Wie entwickelt sich ein professioneller Physiotherapielehrer:innenhabitus? Welchen Einfluss haben die derzeitigen Professionalisierungsbestrebungen auf den professionellen Physiotherapielehrer:innenhabitus bei gleichzeitigem Reformstau im Feld?

Im Feld der Physiotherapie zeigen sich seit langem intensive Professionalisierungsbestrebungen. Die deutschen Berufsgesetze sowie Ausbildungs- und Prüfungsverordnungen aus dem Jahr 1994 offenbaren besonders im europäischen und weltweiten Vergleich den Reformbedarf der physiotherapeutischen Bildungs- und Versorgungspraxis in Deutschland. Sowohl das prolongierte Ausstehen dieser Reformen als auch deren Inkrafttreten zu gegebener Zeit bedeuten für das Bildungspersonal im Berufsfeld eine enorme Herausforderung. In der Pflege und im Hebammenwesen lässt sich dies im Zuge der aktuellen Reformprozesse schon gut nachvollziehen.

Hauptberuflich Lehrende in der Physiotherapie vollziehen bezüglich ihrer akademischen berufspädagogischen Qualifizierung nicht unbedingt den klassischen Weg eines Studiums des Berufsschullehramtes mit der damit angestrebten Entwicklung eines professionellen Habitus als Lehrende. Stattdessen gibt es sehr verschiedene akademische Zugänge, die zudem jedes Bundesland individuell regelt. In Brandenburg zum Beispiel formuliert die Gesundheitsberufeschulverordnung für hauptberufliche Lehrkräfte neben einem pädagogischen Masterabschluss auch die Notwendigkeit eines (berufs- oder hochschulischen) Berufsabschluss als Physiotherapeut:in sowie den Nachweis physiotherapeutischer Berufserfahrung.

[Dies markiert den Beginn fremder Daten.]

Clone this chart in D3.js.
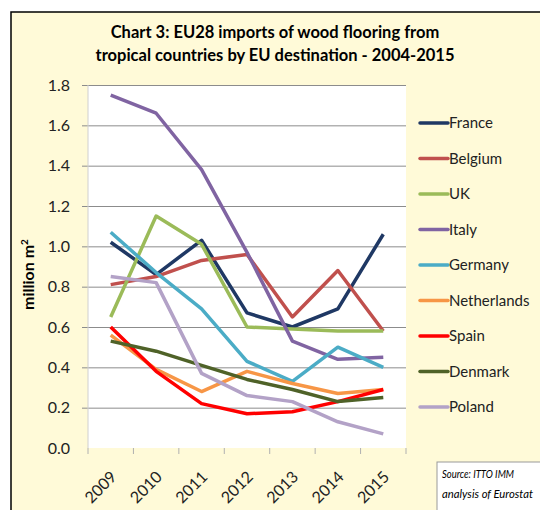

Somit erlernen Physiotherapielehrende (mindestens) zwei Berufe, wobei der akademische Lehrberuf (im Sinne der Medizinpädagogik, Gesundheitspädagogik oder etwas Vergleichbarem wie Berufspädagogik für Gesundheitsberufe) in sehr unterschiedlichem zeitlichem Abstand nachfolgt. Es ergibt sich die interessante und kaum beforschte Situation einer doppelten professionellen Habitualisierung bei zudem heterogenen Qualifizierungswegen. Welches der beiden Berufsfelder dabei vorrangig die Handlungslogik des professionellen Lehrer:innenhandelns bestimmt, lässt sich zunächst nicht einfach erkennen. Bezüglich des professionellen Habitus von Lehrenden in Gesundheitsberufen liegt ein klar formuliertes Desiderat vor, denn empirische Befunde gibt es kaum. Den Hintergrund des Promotionsvorhabens bildet eine auf intuitiver, reflexiver Könnerschaft beruhende Konzeptionierung von Lehrer:innenprofessionalität. Explorative Interviews mit Physiotherapielehrenden ermöglichen eine sozialwissenschaftliche Perspektive auf (Berufs)Biographien und Habitus. Ziel ist es, empirisch fundierte Erkenntnisse über Prozesse professioneller Habitustransformationen von Physiotherapielehrenden zu generieren, welche die Entwicklung eines professionellen Lehrhabitus begleiten und sich als Subjektwerdungsprozesse vollziehen.